Carbon

Government releases draft of long-awaited carbon methodology

Eric Barker 14/01/2026

THE Federal Government has released a draft of a highly anticipated carbon methodology, that has been in the works for more than three years.

Integrated Farm and Land Management (IFLM) was first proposed to allow landholders to have multiple types of projects on one parcel of land, rolling them all into one audit.

However, its significance has become more about a controversial methodology known as Human Induced Regeneration – which was used to set up hundreds of projects in the mulga lands of Western Queensland and New South Wales and still accounts for the majority of Australian Carbon Credit Units on the market.

HIR was sunsetted in 2023 after a series of highly publicised criticisms from Australian National University professors, who were arguing that ACCUs were being issued to projects where genuine carbon abatement had not occurred.

When HIR was sunsetted, the Government said it was planning to roll out a similar program with the IFLM method – which was originally hoped to be finished by the end of 2022.

The new form of HIR has been heavily anticipated, with several large property transactions in the Northern Territory based on signing up projects using the methodology.

Draft method supports HIR methodology

The Federal Government has been cautious about HIR since the criticisms were made by the ANU scientists.

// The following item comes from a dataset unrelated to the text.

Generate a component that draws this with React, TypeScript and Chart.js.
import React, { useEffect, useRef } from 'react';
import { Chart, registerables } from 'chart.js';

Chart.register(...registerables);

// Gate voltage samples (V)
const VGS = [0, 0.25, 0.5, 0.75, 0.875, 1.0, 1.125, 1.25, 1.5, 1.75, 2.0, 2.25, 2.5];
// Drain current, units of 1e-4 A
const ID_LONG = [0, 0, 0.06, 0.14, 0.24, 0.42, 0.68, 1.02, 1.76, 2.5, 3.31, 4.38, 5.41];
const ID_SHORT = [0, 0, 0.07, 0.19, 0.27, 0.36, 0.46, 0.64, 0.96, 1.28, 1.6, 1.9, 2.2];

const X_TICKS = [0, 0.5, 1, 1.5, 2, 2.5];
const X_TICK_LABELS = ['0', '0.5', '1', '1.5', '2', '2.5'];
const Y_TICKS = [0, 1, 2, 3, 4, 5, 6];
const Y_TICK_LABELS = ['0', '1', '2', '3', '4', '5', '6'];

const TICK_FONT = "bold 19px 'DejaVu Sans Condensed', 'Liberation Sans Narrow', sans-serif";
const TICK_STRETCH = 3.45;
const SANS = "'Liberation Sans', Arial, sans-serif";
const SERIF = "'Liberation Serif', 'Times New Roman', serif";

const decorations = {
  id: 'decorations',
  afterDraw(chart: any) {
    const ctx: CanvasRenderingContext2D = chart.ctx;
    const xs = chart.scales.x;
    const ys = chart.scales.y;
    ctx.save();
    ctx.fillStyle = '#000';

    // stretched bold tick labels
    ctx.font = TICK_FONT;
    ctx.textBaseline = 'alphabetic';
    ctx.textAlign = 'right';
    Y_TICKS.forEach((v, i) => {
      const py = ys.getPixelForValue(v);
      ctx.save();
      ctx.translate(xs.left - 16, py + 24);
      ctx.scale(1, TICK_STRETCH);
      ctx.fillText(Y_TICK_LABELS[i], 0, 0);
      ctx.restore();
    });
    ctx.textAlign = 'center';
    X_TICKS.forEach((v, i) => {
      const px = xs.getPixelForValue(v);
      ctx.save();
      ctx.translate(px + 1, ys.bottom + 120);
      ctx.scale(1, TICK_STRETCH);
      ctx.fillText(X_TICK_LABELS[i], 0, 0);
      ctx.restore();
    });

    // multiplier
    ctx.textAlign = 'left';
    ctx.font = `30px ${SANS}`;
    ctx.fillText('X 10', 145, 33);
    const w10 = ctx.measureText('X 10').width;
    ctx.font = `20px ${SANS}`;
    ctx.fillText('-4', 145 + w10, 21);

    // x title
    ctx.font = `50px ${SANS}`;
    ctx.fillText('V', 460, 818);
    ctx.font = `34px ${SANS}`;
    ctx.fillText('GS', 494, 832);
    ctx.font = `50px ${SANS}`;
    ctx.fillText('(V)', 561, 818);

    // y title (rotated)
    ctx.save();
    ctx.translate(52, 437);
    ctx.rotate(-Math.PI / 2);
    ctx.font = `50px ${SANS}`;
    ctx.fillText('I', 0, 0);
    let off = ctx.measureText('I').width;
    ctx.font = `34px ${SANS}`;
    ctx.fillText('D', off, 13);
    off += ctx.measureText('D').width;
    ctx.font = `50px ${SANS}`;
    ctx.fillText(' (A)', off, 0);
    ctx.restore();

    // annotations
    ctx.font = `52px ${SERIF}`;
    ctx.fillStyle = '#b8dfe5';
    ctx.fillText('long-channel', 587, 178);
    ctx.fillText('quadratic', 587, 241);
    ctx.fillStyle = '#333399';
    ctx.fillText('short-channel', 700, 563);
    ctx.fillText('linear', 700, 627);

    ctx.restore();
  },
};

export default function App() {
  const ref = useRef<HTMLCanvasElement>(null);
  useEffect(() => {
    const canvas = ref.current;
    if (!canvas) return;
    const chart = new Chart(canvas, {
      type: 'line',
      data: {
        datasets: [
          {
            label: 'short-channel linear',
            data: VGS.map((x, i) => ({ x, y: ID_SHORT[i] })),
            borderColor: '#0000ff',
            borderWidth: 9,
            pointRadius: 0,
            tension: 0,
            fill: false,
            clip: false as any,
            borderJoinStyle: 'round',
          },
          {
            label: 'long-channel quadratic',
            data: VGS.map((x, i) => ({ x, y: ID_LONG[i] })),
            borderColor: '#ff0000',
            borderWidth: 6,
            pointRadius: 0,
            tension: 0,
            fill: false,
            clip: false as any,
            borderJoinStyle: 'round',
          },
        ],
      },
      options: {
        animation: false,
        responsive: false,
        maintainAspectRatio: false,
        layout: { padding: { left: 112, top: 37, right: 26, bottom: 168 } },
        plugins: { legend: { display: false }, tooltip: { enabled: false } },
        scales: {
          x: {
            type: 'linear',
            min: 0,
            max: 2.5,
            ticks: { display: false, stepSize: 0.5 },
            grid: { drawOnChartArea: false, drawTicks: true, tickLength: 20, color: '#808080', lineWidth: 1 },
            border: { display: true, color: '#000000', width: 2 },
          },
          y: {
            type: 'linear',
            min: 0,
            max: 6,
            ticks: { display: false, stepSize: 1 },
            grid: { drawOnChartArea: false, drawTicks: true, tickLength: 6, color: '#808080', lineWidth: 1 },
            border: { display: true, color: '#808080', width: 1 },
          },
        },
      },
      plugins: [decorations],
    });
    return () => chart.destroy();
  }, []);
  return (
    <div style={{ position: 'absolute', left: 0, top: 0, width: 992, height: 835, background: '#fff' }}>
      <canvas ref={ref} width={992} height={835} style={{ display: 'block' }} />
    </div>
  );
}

Labor called an independent review of the entire scheme when it came to power in 2022, to be headed up by former chief scientist Professor Ian Chubb. That review found the HIR methodology was relatively sound.

However, the criticisms have kept coming from the ANU scientists and the Government has been cautious about writing it into IFLM – at one stage announcing that it was no longer going to be part of it.

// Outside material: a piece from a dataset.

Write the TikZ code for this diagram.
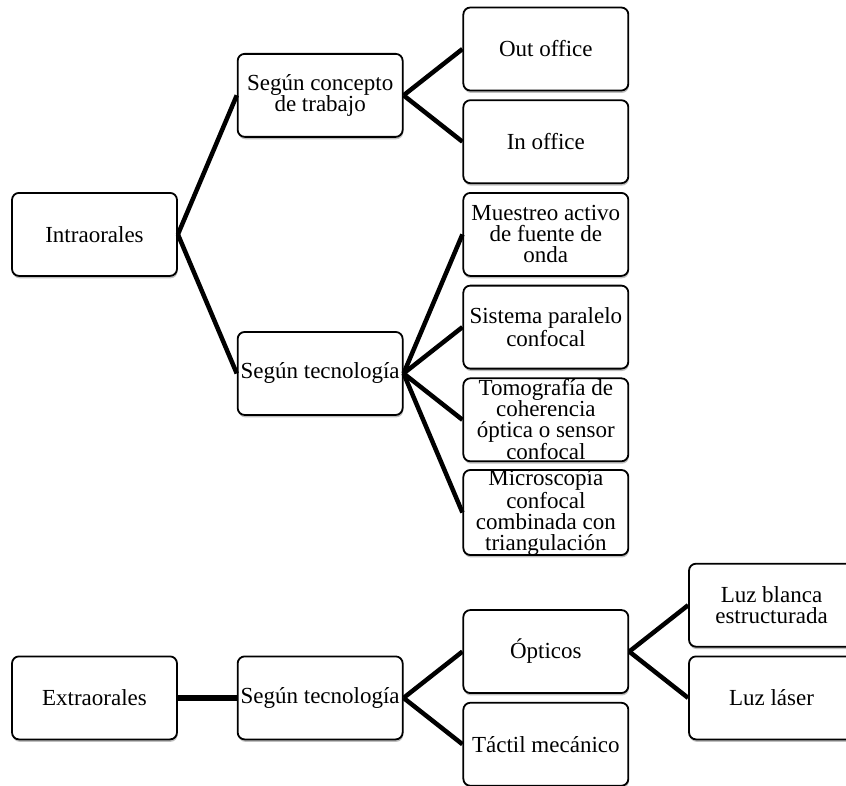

The carbon industry pushed the Department of Environment to keep going with the HIR element of IFLM and a similar program has been rolled into the draft released at the end of last year. Three types of projects are proposed to be part of the program:

  • Regeneration of native forest on cleared land
  • Reforestation by environmental or mallee planting
  • Regeneration of native forest on suppressed lands

The third activity has been one of the most controversial forms of HIR, as it allowed producers to alter stocking rates to regenerate forests.

The IFLM draft backed this part of the methodology, referencing the Chubb review.

Soil carbon not included in the draft

The only agriculture-aligned methodology, soil carbon, has not been included in the IFLM draft as it is currently undergoing its own review.

The draft said:

“Drafting to include a soil project activity will need to consider how soil activities can be stacked on the same land as vegetation activities. Considerations will need to be given to how the baseline for soil organic carbon project activities is determined for pre-existing planting and regeneration vegetation activity areas, and how other method components will operate to include activity stacking.

“Following the review of the soil carbon method, a revised soil carbon project activity schedule and the associated abatement estimation approaches could be included in the IFLM method.”